It was a weekend that couldn’t have gone any better in Le Mans. Pole position led to four lights to flag victories in the heats before Callum produced a similar result in the Pre-Final to give him pole position for the all important Final. But in the race that would crown the champion Callum would leave feeling sorry for himself after being pushed wide at turn one leading him to miss out on what would have been a deserved victory. Here is the story of Callum’s journey at the 2018 IAME International Final.
The IAME International Final is referred to by many as the ‘World Championships’ of the X30 classes. Over 450 drivers from just under 50 countries travel from all around the World to compete in one of the most prestigious Karting events. Callum is a familiar face to the event having competed in it for the last three years where he has picked up two 2nd place finishes in Junior X30 and a 7th in Senior X30 in 2017.
Back for a fourth-year Callum made the jump up to the Super X30 class. The 175cc engines provide a huge amount of power and are the quickest direct drive karts that take to the track at the Finals. Given the capabilities required not to only drive but race these things along with it came a star-studded entry list which included the likes of Nicklas Nielsen, Danny Keirle, Adrien Renaudin, Yannick De Brabander, Pierre Loubere and Filippos Kalesis.
On first look it was always going to be a tough class to call but Callum topped the time sheets in Qualifying comfortably, given the quality of the field, being just under two tenths clear from Nielsen. That would give the CRG Factory Driver pole position for all four heats and Callum went on to win all those races being mostly unchallenged throughout.
It would have certainly come as a surprise to many neutrals to see such dominance in such a talented field but to put it simply Callum was untouchable and he had the rest of the field scratching their heads wondering how they could turn things around for Finals day.
The Pre-Final was a close-run race at the front. Callum had the likes of Nielsen, Andreas Herbert and Keirle piling on the pressure trying to force a mistake. But that mistake would never come, Callum controlled the race from the front and never put a wheel wrong which gave no option to the chasing pack but to settle for position. In fact, Nielsen decided to drop behind Herbert to give him an inside row two start for the Final which would play a huge part in the outcome of Callum’s race.
After a long week and five races the time had finally come for the Final. Callum knew he had the pace to win and the plan for the Final was simple. Repeat what he had been doing all week. Having come so close to victory in 2015 and 2016 it seemed like the time had finally come for Callum to stand on that top step.
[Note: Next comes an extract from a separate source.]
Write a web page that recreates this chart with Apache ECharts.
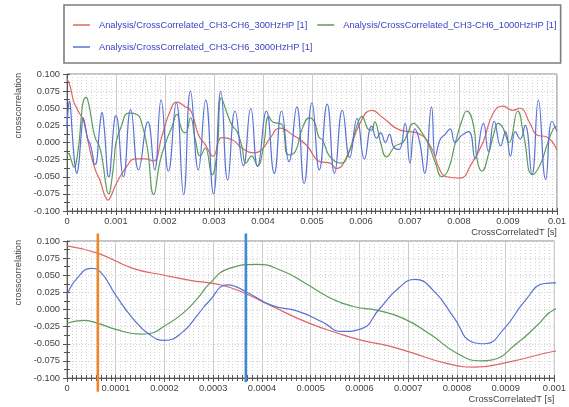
<!DOCTYPE html>
<html>
<head>
<meta charset="utf-8">
<script src="https://cdn.jsdelivr.net/npm/echarts@6/dist/echarts.min.js"></script>
<style>
  html, body { margin: 0; padding: 0; background: #ffffff; }
  #chart { width: 569px; height: 407px; }
</style>
</head>
<body>
<div id="chart"></div>
<script>
// Cross-correlation CH3-CH6 for three high-pass settings.
// Each entry: [time in ms, correlation]. The first millisecond is sampled densely
// because the lower panel zooms into it.
const red300 = [
  [0, 0.093], [0.064, 0.082], [0.135, 0.060], [0.2, 0.050], [0.25, 0.043], [0.32, 0.035],
  [0.367, 0.023], [0.42, 0.005], [0.49, -0.018], [0.557, -0.035], [0.605, -0.045],
  [0.66, -0.053], [0.707, -0.063], [0.775, -0.078], [0.836, -0.084], [0.91, -0.076],
  [1.0, -0.061], [1.2, -0.037], [1.4, -0.024], [1.6, -0.024], [1.76, -0.027], [1.94, 0.010],
  [2.1, 0.045], [2.24, 0.059], [2.4, 0.053], [2.53, 0.046], [2.69, 0.010], [2.82, -0.003],
  [2.98, -0.020], [3.16, 0.007], [3.37, 0.004], [3.57, -0.008], [3.8, -0.015], [3.98, -0.010],
  [4.14, 0.006], [4.35, 0.021], [4.61, 0.011], [4.89, -0.004], [5.16, -0.028], [5.37, -0.030],
  [5.5, -0.038], [5.71, -0.021], [5.98, 0.028], [6.22, 0.047], [6.45, 0.036], [6.8, 0.018],
  [7.14, 0.014], [7.41, -0.004], [7.61, -0.040], [7.75, -0.050], [8.02, -0.052], [8.25, -0.032],
  [8.49, 0.000], [8.7, 0.043], [8.9, 0.053], [9.1, 0.047], [9.24, 0.050], [9.45, 0.028],
  [9.59, 0.011], [9.79, 0.008], [10, -0.011]
];

const green1000 = [
  [0, -0.020], [0.034, -0.016], [0.067, -0.021], [0.1, -0.029], [0.15, -0.036], [0.17, -0.035],
  [0.2, -0.024], [0.237, -0.006], [0.27, 0.018], [0.29, 0.036], [0.333, 0.060], [0.39, 0.066],
  [0.44, 0.057], [0.49, 0.038], [0.537, 0.018], [0.59, 0.004], [0.635, -0.001], [0.69, -0.013],
  [0.747, -0.037], [0.8, -0.064], [0.85, -0.075], [0.87, -0.074], [0.924, -0.049], [0.965, -0.023],
  [1.0, 0.000], [1.1, 0.022], [1.26, 0.043], [1.43, 0.041], [1.54, 0.024], [1.64, -0.008],
  [1.77, -0.076], [1.9, -0.027], [2.04, 0.005], [2.14, 0.022], [2.24, 0.041], [2.35, 0.017],
  [2.42, 0.014], [2.52, 0.036], [2.62, 0.004], [2.72, -0.020], [2.82, -0.008], [2.96, -0.047],
  [3.06, -0.015], [3.15, 0.065], [3.27, 0.042], [3.37, 0.025], [3.47, 0.016], [3.57, -0.006],
  [3.65, -0.030], [3.77, -0.020], [3.89, -0.034], [4.0, -0.010], [4.12, 0.038], [4.2, 0.030],
  [4.32, 0.028], [4.4, 0.025], [4.52, -0.018], [4.66, -0.013], [4.8, 0.020], [4.95, 0.036],
  [5.05, 0.030], [5.14, 0.008], [5.22, 0.003], [5.34, -0.018], [5.48, -0.028], [5.6, -0.030],
  [5.75, -0.015], [5.92, 0.025], [6.02, 0.038], [6.14, 0.020], [6.22, 0.018], [6.28, 0.030],
  [6.4, 0.000], [6.52, -0.021], [6.7, -0.005], [6.85, 0.000], [6.94, 0.011], [7.07, 0.028],
  [7.21, 0.018], [7.38, -0.003], [7.52, -0.030], [7.65, -0.050], [7.78, -0.040], [7.92, -0.002],
  [8.05, 0.030], [8.16, 0.046], [8.3, 0.024], [8.37, -0.025], [8.47, -0.042], [8.6, -0.018],
  [8.72, 0.015], [8.8, 0.028], [8.9, 0.021], [9.02, 0.000], [9.2, 0.046], [9.32, 0.011],
  [9.5, -0.047], [9.66, -0.032], [9.8, -0.003], [9.92, 0.019], [10, 0.024]
];

const blue3000 = [
  [0, 0.021], [0.02, 0.045], [0.05, 0.060], [0.067, 0.056], [0.1, 0.021], [0.135, -0.013],
  [0.17, -0.037], [0.2, -0.045], [0.237, -0.033], [0.27, -0.006], [0.29, 0.011], [0.33, 0.036],
  [0.367, 0.026], [0.42, 0.006], [0.476, -0.003], [0.523, -0.018], [0.564, -0.032], [0.605, -0.028],
  [0.64, 0.000], [0.68, 0.031], [0.714, 0.044], [0.754, 0.026], [0.795, -0.013], [0.83, -0.047],
  [0.857, -0.050], [0.897, -0.028], [0.938, 0.011], [0.979, 0.038], [1.0, 0.039],
  [1.15, -0.050], [1.3, 0.048], [1.46, -0.040], [1.65, 0.030], [1.79, -0.040], [1.92, 0.062],
  [2.07, -0.042], [2.23, 0.058], [2.38, -0.076], [2.52, 0.075], [2.68, -0.040], [2.83, 0.062],
  [2.99, -0.075], [3.14, 0.075], [3.28, -0.055], [3.43, 0.046], [3.6, -0.034], [3.75, 0.050],
  [3.89, -0.035], [4.07, 0.046], [4.23, -0.045], [4.38, 0.046], [4.53, -0.028], [4.69, 0.052],
  [4.84, -0.060], [5.0, 0.058], [5.15, -0.040], [5.31, 0.056], [5.46, -0.045], [5.62, 0.047],
  [5.77, -0.022], [5.92, 0.035], [6.07, -0.024], [6.22, 0.024], [6.32, 0.006], [6.4, 0.014],
  [6.5, 0.000], [6.58, 0.012], [6.68, -0.008], [6.78, -0.010], [6.9, 0.028], [7.0, -0.030],
  [7.1, 0.020], [7.2, 0.000], [7.3, -0.045], [7.44, 0.052], [7.52, -0.020], [7.62, 0.005],
  [7.72, 0.012], [7.82, 0.020], [7.92, 0.000], [8.05, 0.010], [8.2, 0.016], [8.33, -0.023],
  [8.5, 0.028], [8.6, -0.013], [8.72, 0.031], [8.85, -0.005], [8.95, 0.016], [9.05, -0.020],
  [9.15, 0.016], [9.25, 0.005], [9.35, 0.025], [9.49, -0.047], [9.62, 0.062], [9.77, -0.054],
  [9.9, 0.031], [10, 0.016]
];

const seriesNames = [
  'Analysis/CrossCorrelated_CH3-CH6_300HzHP [1]',
  'Analysis/CrossCorrelated_CH3-CH6_1000HzHP [1]',
  'Analysis/CrossCorrelated_CH3-CH6_3000HzHP [1]'
];
const seriesColors = ['#e06464', '#5c9c5c', '#5a72d4'];

// Cursor positions in the zoomed panel (seconds), their colours and vertical reach.
const cursorTimes = [0.0000633, 0.000367];
const cursorColors = ['#f0862a', '#3f8ad4'];
const cursorSpan = [[0.111, -0.12], [0.111, -0.106]];

// Axis ranges: full record and the zoomed first millisecond.
const fullRange = { max: 0.01, step: 0.001 };
const zoomRange = { max: 0.001, step: 0.0001 };
const yRange = { min: -0.1, max: 0.1, step: 0.025 };

const FONT = 'Arial, "Liberation Sans", sans-serif';
const AXIS_COLOR = '#555';
const LABEL_COLOR = '#444';

const toSeconds = rows => rows.map(([ms, v]) => [ms / 1000, v]);

function xAxesFor(gridIndex, range) {
  const common = {
    type: 'value', gridIndex, min: 0, max: range.max, interval: range.step, position: 'bottom'
  };
  return [
    Object.assign({}, common, {
      axisLine: { show: true, onZero: false, lineStyle: { color: AXIS_COLOR, width: 1 } },
      axisTick: { show: true, length: 4, lineStyle: { color: AXIS_COLOR } },
      minorTick: { show: true, splitNumber: 10, length: 3, lineStyle: { color: AXIS_COLOR } },
      axisLabel: {
        margin: 6, fontSize: 9.3, fontFamily: FONT, color: LABEL_COLOR,
        formatter: v => String(Number(v.toFixed(6)))
      },
      splitLine: { show: true, lineStyle: { color: '#cccccc', width: 1 } },
      minorSplitLine: { show: true, lineStyle: { color: '#d6d6d6', width: 1, type: [1, 2] } },
      name: 'CrossCorrelatedT [s]',
      nameLocation: 'end',
      nameGap: 0,
      nameTextStyle: {
        fontSize: 9.3, fontFamily: FONT, color: LABEL_COLOR,
        align: 'right', verticalAlign: 'top', padding: [17, 0, 0, 0]
      }
    }),
    Object.assign({}, common, {
      axisLine: { show: false, onZero: false },
      axisTick: { show: true, inside: true, length: 3, lineStyle: { color: AXIS_COLOR } },
      minorTick: { show: true, splitNumber: 10, length: 3, lineStyle: { color: AXIS_COLOR } },
      axisLabel: { show: false },
      splitLine: { show: false }
    })
  ];
}

function yAxesFor(gridIndex) {
  const common = {
    type: 'value', gridIndex, min: yRange.min, max: yRange.max, interval: yRange.step, position: 'left'
  };
  return [
    Object.assign({}, common, {
      axisLine: { show: true, onZero: false, lineStyle: { color: AXIS_COLOR, width: 1 } },
      axisTick: { show: true, length: 4, lineStyle: { color: AXIS_COLOR } },
      minorTick: { show: true, splitNumber: 2, length: 3, lineStyle: { color: AXIS_COLOR } },
      axisLabel: {
        margin: 7, fontSize: 9.3, fontFamily: FONT, color: LABEL_COLOR,
        formatter: v => v.toFixed(3)
      },
      splitLine: { show: true, lineStyle: { color: '#d0d0d0', width: 1, type: [1, 2] } },
      name: 'crosscorrelation',
      nameLocation: 'middle',
      nameRotate: 90,
      nameGap: 42,
      nameTextStyle: { fontSize: 9.3, fontFamily: FONT, color: LABEL_COLOR, align: 'left', padding: [0, 0, 0, 4] }
    }),
    Object.assign({}, common, {
      axisLine: { show: false, onZero: false },
      axisTick: { show: true, inside: true, length: 3, lineStyle: { color: AXIS_COLOR } },
      minorTick: { show: true, splitNumber: 2, length: 3, lineStyle: { color: AXIS_COLOR } },
      axisLabel: { show: false },
      splitLine: { show: false },
      minorSplitLine: { show: false }
    })
  ];
}

function lineSeries(i, data, axisIndex) {
  return {
    name: seriesNames[i],
    type: 'line',
    xAxisIndex: axisIndex,
    yAxisIndex: axisIndex,
    data: toSeconds(data),
    smooth: 0.5,
    symbol: 'none',
    lineStyle: { color: seriesColors[i], width: 1.2 },
    itemStyle: { color: seriesColors[i] },
    clip: true,
    z: 3
  };
}

// Vertical cursors in the zoomed panel; they reach a little past the plot frame.
function cursorSeries(k) {
  return {
    name: 'cursor ' + (k + 1),
    type: 'line',
    xAxisIndex: 2,
    yAxisIndex: 2,
    data: cursorSpan[k].map(v => [cursorTimes[k], v]),
    symbol: 'none',
    clip: false,
    silent: true,
    lineStyle: { color: cursorColors[k], width: 2.6 },
    itemStyle: { color: cursorColors[k] },
    z: 5
  };
}

const seriesData = [red300, green1000, blue3000];
const series = [];
seriesData.forEach((d, i) => series.push(lineSeries(i, d, 0)));
seriesData.forEach((d, i) => series.push(lineSeries(i, d, 2)));
cursorTimes.forEach((t, k) => series.push(cursorSeries(k)));

const chart = echarts.init(document.getElementById('chart'), null, { renderer: 'canvas' });
chart.setOption({
  animation: false,
  backgroundColor: '#ffffff',
  textStyle: { fontFamily: FONT },
  legend: {
    left: 64,
    top: 5,
    width: 490,
    padding: [14, 4, 10, 9],
    borderColor: '#7d7d7d',
    borderWidth: 1.6,
    icon: 'rect',
    itemWidth: 17,
    itemHeight: 1.5,
    itemGap: 10,
    textStyle: {
      fontSize: 9.3, fontFamily: FONT, color: '#3a3fc4',
      lineHeight: 12, padding: [0, 0, 0, 4]
    },
    data: seriesNames
  },
  grid: [
    { left: 67, top: 74, width: 490, height: 137, show: true, borderColor: '#888', borderWidth: 1 },
    { left: 67, top: 241, width: 490, height: 137, show: true, borderColor: '#888', borderWidth: 1 }
  ],
  xAxis: [].concat(xAxesFor(0, fullRange), xAxesFor(1, zoomRange)),
  yAxis: [].concat(yAxesFor(0), yAxesFor(1)),
  series: series
});
</script>
</body>
</html>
If you were a betting man you’d of put your house on him winning, but sometimes Motorsport can be tough and Callum was about to be hit with a huge problem early in the Final.
Heading down to turn one for the first time Callum received a hit from behind which sent him straight on and led to contact being made with Herbert. Nielsen raised his arm in apology exiting turn one but the damage had been done. Callum was down to 9th place and his chances of victory had now become very slim!
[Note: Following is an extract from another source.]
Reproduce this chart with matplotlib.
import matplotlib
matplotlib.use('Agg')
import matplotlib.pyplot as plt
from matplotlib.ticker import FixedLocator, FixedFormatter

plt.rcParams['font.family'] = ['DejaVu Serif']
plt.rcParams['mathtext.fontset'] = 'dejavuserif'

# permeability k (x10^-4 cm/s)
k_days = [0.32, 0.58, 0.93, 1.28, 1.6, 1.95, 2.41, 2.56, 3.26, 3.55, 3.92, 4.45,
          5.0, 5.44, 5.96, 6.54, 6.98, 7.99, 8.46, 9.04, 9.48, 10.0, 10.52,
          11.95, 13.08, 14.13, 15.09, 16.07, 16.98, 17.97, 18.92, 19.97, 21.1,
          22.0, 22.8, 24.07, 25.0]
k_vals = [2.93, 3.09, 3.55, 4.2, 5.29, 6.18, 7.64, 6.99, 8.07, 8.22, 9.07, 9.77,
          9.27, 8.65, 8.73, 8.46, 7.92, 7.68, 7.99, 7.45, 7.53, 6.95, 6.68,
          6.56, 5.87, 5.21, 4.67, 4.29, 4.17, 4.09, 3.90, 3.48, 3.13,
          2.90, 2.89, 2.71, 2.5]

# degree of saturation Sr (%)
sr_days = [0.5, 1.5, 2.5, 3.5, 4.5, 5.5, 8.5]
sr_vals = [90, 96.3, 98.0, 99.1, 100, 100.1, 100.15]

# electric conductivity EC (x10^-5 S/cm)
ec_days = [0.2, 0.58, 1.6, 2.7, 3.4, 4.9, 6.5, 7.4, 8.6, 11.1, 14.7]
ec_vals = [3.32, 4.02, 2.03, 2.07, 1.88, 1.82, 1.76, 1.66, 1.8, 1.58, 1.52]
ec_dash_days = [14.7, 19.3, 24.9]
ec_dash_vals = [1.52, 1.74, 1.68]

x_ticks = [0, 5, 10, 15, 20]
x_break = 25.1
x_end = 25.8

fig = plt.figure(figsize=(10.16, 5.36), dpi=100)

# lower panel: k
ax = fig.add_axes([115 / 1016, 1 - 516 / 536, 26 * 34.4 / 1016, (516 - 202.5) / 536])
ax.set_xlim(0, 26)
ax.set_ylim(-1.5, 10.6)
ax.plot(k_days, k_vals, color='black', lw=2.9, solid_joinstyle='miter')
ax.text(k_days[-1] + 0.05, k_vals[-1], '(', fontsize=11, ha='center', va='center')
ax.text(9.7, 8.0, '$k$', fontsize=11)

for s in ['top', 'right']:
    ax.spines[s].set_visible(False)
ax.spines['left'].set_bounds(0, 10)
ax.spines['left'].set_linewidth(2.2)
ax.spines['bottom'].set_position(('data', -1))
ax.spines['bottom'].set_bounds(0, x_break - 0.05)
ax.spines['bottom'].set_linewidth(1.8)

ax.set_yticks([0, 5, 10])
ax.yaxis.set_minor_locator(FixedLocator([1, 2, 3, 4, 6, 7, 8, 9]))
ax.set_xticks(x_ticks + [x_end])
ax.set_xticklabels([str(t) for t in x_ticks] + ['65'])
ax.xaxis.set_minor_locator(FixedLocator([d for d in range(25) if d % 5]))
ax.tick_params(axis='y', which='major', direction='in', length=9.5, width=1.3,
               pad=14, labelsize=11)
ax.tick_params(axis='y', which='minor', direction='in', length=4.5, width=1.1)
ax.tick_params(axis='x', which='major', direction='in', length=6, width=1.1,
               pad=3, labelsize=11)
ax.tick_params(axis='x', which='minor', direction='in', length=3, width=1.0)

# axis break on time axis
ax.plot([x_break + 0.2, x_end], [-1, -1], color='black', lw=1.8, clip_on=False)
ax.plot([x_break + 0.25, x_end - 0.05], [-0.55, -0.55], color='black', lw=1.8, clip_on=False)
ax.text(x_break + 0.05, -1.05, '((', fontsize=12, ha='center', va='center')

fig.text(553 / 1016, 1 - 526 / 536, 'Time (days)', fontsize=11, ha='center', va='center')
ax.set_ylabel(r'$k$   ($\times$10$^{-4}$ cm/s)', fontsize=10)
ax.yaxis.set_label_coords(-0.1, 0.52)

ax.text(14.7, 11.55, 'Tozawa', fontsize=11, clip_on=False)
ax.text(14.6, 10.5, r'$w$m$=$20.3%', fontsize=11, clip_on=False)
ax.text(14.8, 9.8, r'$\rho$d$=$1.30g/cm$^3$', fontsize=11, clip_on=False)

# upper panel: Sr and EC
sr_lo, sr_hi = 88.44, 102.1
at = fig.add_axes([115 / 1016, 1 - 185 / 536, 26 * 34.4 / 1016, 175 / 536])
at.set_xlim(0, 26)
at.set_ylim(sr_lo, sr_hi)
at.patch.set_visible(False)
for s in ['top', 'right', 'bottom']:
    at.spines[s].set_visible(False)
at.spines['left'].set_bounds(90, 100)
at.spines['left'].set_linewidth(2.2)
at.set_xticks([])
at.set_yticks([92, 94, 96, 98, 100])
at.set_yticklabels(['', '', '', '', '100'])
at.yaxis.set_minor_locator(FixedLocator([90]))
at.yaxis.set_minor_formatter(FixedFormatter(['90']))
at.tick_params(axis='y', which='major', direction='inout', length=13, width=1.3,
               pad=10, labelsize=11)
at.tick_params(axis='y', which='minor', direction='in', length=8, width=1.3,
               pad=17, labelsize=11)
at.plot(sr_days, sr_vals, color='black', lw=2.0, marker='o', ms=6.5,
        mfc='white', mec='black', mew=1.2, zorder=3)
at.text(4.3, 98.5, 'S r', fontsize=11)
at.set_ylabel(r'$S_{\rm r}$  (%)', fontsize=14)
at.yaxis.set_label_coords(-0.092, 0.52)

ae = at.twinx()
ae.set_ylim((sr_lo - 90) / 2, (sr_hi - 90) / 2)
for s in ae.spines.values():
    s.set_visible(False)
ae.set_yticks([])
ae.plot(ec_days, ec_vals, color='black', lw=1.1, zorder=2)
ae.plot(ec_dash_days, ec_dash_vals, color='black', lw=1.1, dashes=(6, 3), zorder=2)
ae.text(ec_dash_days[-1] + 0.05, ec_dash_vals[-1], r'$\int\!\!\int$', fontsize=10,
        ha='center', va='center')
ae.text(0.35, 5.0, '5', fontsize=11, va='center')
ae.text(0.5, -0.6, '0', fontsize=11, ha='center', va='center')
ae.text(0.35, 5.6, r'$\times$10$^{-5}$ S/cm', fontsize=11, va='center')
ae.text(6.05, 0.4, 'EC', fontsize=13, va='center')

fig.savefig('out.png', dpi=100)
Determined to fight back Callum immediately made up two places to run 7th by the end of lap one but was over 2.5 seconds back from Nielsen giving him a huge amount of work to do. But the Brit has his head down and was setting fastest laps to move up to 6th on lap three. A lap later and he was now up to 5th passing the FIA Karting European KZ2 Champion Renaudin and was just over 1.5 seconds behind Nielsen!
Ruben Moya was ticked off the list next, but that was the point where the race settled down somewhat. With Kalesis, Keirle and Nielsen ahead Callum would need a bit of a fight to help him close the gap with all four so evenly matched on pace. However, then came an opportunity for Callum to challenge for the win with the red flags brought out at the halfway stage of the race.
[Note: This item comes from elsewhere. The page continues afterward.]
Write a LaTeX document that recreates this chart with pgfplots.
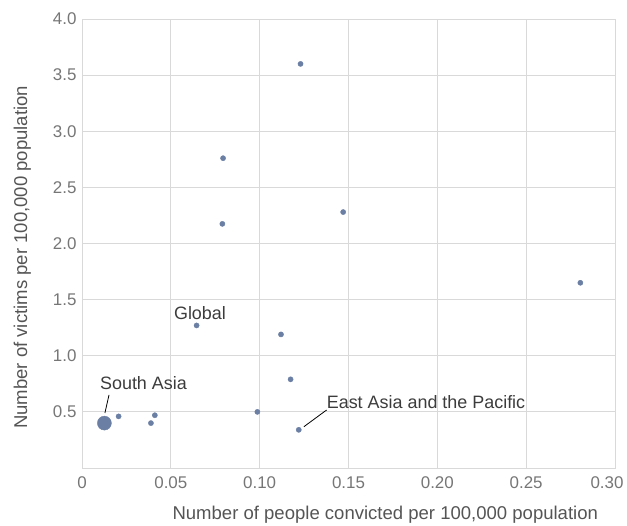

It brought the field all together once again but with the race getting underway quicker than some anticipated it would play in the leaders favour and left Callum further back from Nielsen then he was before! Lap 15 saw Callum produce one of the best moves of the entire weekend on Kalesis at turn one and the Brit was now on the podium with the top two one second up the road.
With Nielsen and Keirle never battling and just six laps remaining Callum would ultimately have to settle for 3rd place. It was a devastating result given the circumstances which led to him dropping to 9th place, but it has to be said he dealt with the situation like a professional to recover and take his third podium in four years.
Callum Bradshaw: “The IAME International Final was a tough one to take after being so dominant all weekend. After taking pole position and winning all the heats as well as the Pre-Final we finished 3rd. A result that we didn’t deserve but that’s how it goes in this sport sometimes and we’ll be back to fight for victory again soon. I want to thank the team for believing in me and for all their hard work over the week! Next we head to Las Vegas for the Supernationals.”
Callum still chases that elusive victory at the IAME International Final, but after the weekend’s events he will be the winner in eyes on many.